In November, My Maril, a memoir by Terry Karger (daughter of Marilyn’s musician boyfriend, Fred Karger), and a new biography of Arthur Miller were released; and actress Nancy Olson Livingston remembered Marilyn in her autobiography. Meanwhile, Marilyn and her Gentlemen Prefer Blondes co-star Jane Russell shared a cover story for Closer USA. In Massachusetts, the Brattle Theatre hosted a movie season, Marilyn Beyond Blonde. Her unfinished memoir, My Story, was reissued in France, alongside a comic book adaptation; and a novel, An Evening With Marilyn, was published in Germany. A 1967 screen-print of Marilyn by Andy Warhol sold for $252K at Bonhams; and she also appeared in books about photographer Bob Willoughby, and the history of filmmaking in Alberta.
And finally, in December Some Like It Hot: The Musical opened on Broadway; while the original movie claimed 38th place in Sight and Sound magazine’s poll of the 100 Greatest Films of All Time, while Variety put All About Eve in 9th place, and Empire’s readers named Marilyn among the 50 Greatest Actors.
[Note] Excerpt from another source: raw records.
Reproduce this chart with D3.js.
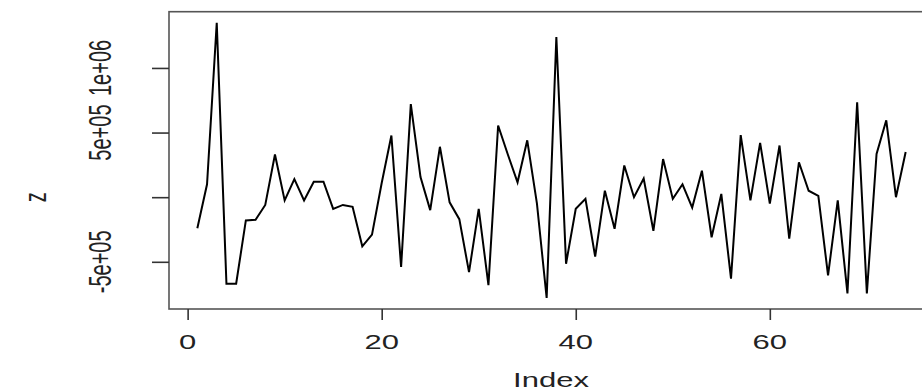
<!DOCTYPE html>
<html>
<head>
<meta charset="utf-8">
<script src="https://cdn.jsdelivr.net/npm/d3@7"></script>
<style>
  html, body { margin: 0; padding: 0; background: #fff; }
  svg { display: block; }
  text { font-family: "Liberation Sans", Arial, Helvetica, sans-serif; fill: #222; }
</style>
</head>
<body>
<svg id="chart" width="922" height="392"></svg>
<script>
// Series z, observed at Index 1..74
const zValues = [
  -2.4e5, 1.0e5, 13.5e5, -6.7e5, -6.7e5, -1.8e5, -1.75e5, -0.6e5, 3.3e5, -0.25e5,
  1.4e5, -0.25e5, 1.2e5, 1.2e5, -0.9e5, -0.6e5, -0.75e5, -3.8e5, -2.9e5, 1.1e5,
  4.77e5, -5.4e5, 7.2e5, 1.55e5, -1.0e5, 3.9e5, -0.4e5, -1.7e5, -5.8e5, -0.9e5,
  -6.8e5, 5.55e5, 3.3e5, 1.15e5, 4.4e5, -0.5e5, -7.8e5, 12.4e5, -5.15e5, -0.9e5,
  -0.13e5, -4.6e5, 0.5e5, -2.45e5, 2.45e5, 0, 1.45e5, -2.6e5, 2.95e5, -0.13e5,
  1.0e5, -0.8e5, 2.05e5, -3.1e5, 0.25e5, -6.3e5, 4.8e5, -0.25e5, 4.2e5, -0.5e5,
  4.0e5, -3.2e5, 2.7e5, 0.5e5, 0.1e5, -6.05e5, -0.25e5, -7.45e5, 7.35e5, -7.45e5,
  3.35e5, 5.95e5, 0, 3.5e5
];
const indexValues = zValues.map((_, i) => i + 1);

const xTicks = [0, 20, 40, 60];
const xTickLabels = ["0", "20", "40", "60"];
const yTicks = [-5e5, 0, 5e5, 1e6];
const yTickLabels = ["-5e+05", "", "5e+05", "1e+06"];
const xTitle = "Index";
const yTitle = "z";

const svg = d3.select("#chart");

// plot region
const plotLeft = 169, plotRight = 934, plotTop = 11.7, plotBottom = 309;
const pad = 0.04;

const [xmin, xmax] = d3.extent(indexValues);
const [ymin, ymax] = d3.extent(zValues);
const xs = d3.scaleLinear()
  .domain([xmin - pad * (xmax - xmin), xmax + pad * (xmax - xmin)])
  .range([plotLeft, plotRight]);
const ys = d3.scaleLinear()
  .domain([ymin - pad * (ymax - ymin), ymax + pad * (ymax - ymin)])
  .range([plotBottom, plotTop]);

// frame
svg.append("rect")
  .attr("x", plotLeft).attr("y", plotTop)
  .attr("width", plotRight - plotLeft).attr("height", plotBottom - plotTop)
  .attr("fill", "none").attr("stroke", "#555").attr("stroke-width", 1.6);

// axes (tick marks only; labels drawn separately with the stretched type)
const xAxis = svg.append("g")
  .attr("transform", `translate(0,${plotBottom})`)
  .call(d3.axisBottom(xs).tickValues(xTicks).tickSize(11).tickFormat(""));
const yAxis = svg.append("g")
  .attr("transform", `translate(${plotLeft},0)`)
  .call(d3.axisLeft(ys).tickValues(yTicks).tickSize(17).tickFormat(""));
[xAxis, yAxis].forEach(g => {
  g.select(".domain").remove();
  g.selectAll(".tick line").attr("stroke", "#333").attr("stroke-width", 1.6);
});

const fs = 20, sx = 1.55;

svg.append("g").selectAll("text")
  .data(xTicks)
  .join("text")
  .attr("transform", d => `translate(${xs(d)},349) scale(${sx},1)`)
  .attr("text-anchor", "middle")
  .attr("font-size", fs)
  .text((d, i) => xTickLabels[i]);

svg.append("g").selectAll("text")
  .data(yTicks)
  .join("text")
  .attr("transform", d => `translate(111,${ys(d)}) scale(${sx},1) rotate(-90)`)
  .attr("text-anchor", "middle")
  .attr("font-size", fs)
  .text((d, i) => yTickLabels[i]);

svg.append("text")
  .attr("transform", `translate(551,387) scale(${sx},1)`)
  .attr("text-anchor", "middle")
  .attr("font-size", fs)
  .text(xTitle);

svg.append("text")
  .attr("transform", `translate(46,${ys(0)}) scale(${sx},1) rotate(-90)`)
  .attr("text-anchor", "middle")
  .attr("font-size", fs)
  .text(yTitle);

// series line
const line = d3.line()
  .x((d, i) => xs(indexValues[i]))
  .y(d => ys(d));

svg.append("path")
  .datum(zValues)
  .attr("d", line)
  .attr("fill", "none")
  .attr("stroke", "#000")
  .attr("stroke-width", 2)
  .attr("stroke-linejoin", "miter")
  .attr("stroke-miterlimit", 4);
</script>
</body>
</html>
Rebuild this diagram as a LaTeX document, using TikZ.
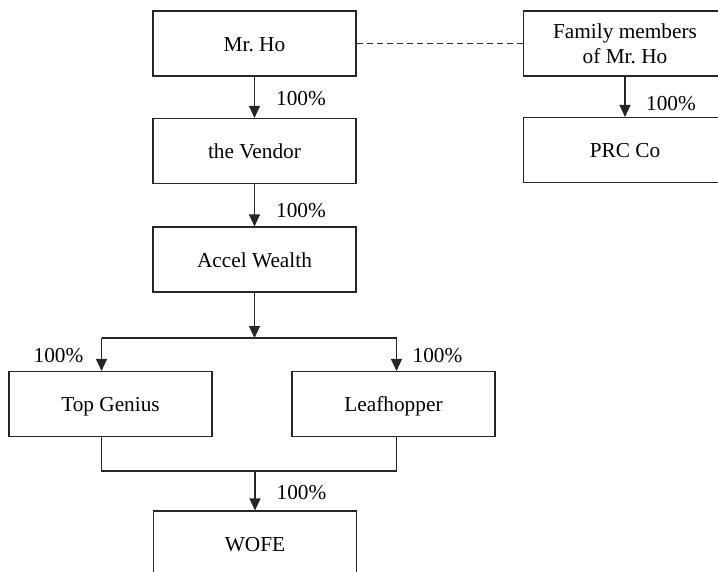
\documentclass[tikz,border=0pt]{standalone}
\usepackage{fontspec}
\setmainfont{Liberation Serif}
\usetikzlibrary{arrows.meta}
\frenchspacing
\begin{document}
\begin{tikzpicture}[x=1pt,y=-1pt,
  box/.style={draw=black!85,line width=1.1pt,minimum width=203pt,minimum height=65pt,inner sep=0pt,align=center,font=\fontsize{21.3}{24}\selectfont\frenchspacing},
  sbox/.style={box,text height=15.5pt,text depth=0pt},
  lab/.style={inner sep=0pt,text height=14.5pt,text depth=0pt,font=\fontsize{21.3}{23}\selectfont},
  conn/.style={line width=1.1pt,draw=black!85},
  arr/.style={conn,-{Triangle[length=12pt,width=11pt]}},
  dashline/.style={line width=0.9pt,draw=black!85,dash pattern=on 6pt off 4pt}]
\useasboundingbox (0,0) rectangle (718,571);
\clip (0,0) rectangle (718,571);
\node[sbox] (mrho) at (254.5,43.5) {Mr. Ho};
\node[box] (family) at (625,43.5) {\raisebox{-2.5pt}{\shortstack{Family members\\[2pt]of Mr. Ho}}};
\node[sbox] (prc) at (625,150) {PRC Co};
\node[sbox] (vendor) at (254.5,151) {the Vendor};
\node[sbox] (accel) at (254.5,259.5) {Accel Wealth};
\node[sbox] (top) at (110.5,404) {Top Genius};
\node[sbox] (leaf) at (393.5,404) {Leafhopper};
\node[sbox] (wofe) at (255,543.5) {WOFE};
\coordinate (bar) at (254.5,338);
\coordinate (barL) at (101.5,338);
\coordinate (barR) at (396.5,338);
\coordinate (botL) at (101.5,471);
\coordinate (botR) at (396.5,471);
\coordinate (botM) at (255,471);
\draw[dashline] (mrho.east) -- (family.west);
\draw[arr] (mrho.south) -- (vendor.north);
\draw[arr] (family.south) -- (prc.north);
\draw[arr] (vendor.south) -- (accel.north);
\draw[arr] (accel.south) -- (bar);
\draw[conn] (barL) -- (barR);
\draw[arr] (barL) -- (barL |- top.north);
\draw[arr] (barR) -- (barR |- leaf.north);
\draw[conn] (botL |- top.south) -- (botL) -- (botR) -- (botR |- leaf.south);
\draw[arr] (botM) -- (wofe.north);
\node[lab] (l1) at (301,98) {100\%};
\node[lab] (l2) at (301,210) {100\%};
\node[lab] (l3) at (671,103) {100\%};
\node[lab] (l4) at (58.5,355) {100\%};
\node[lab] (l5) at (437.5,355) {100\%};
\node[lab] (l6) at (301.5,492) {100\%};
\end{tikzpicture}
\end{document}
A photograph signed by Marilyn to husband Joe DiMaggio was sold for a record-breaking $300,000 at Heritage Auctions; and a selection of her best-known dresses and costumes – plus numerous personal items – also fetched high prices at Heritage and Julien’s. A retrospective of Marilyn’s movies was held at the Cinémathèque Française in Paris; and she graced the cover of UK magazine Professional Photo. Also in December, photographer Tony Vaccaro – who snapped Marilyn on location for River of No Return – and journalist Stanley E. Flink, who wrote her first cover story for LIFE magazine, both passed away.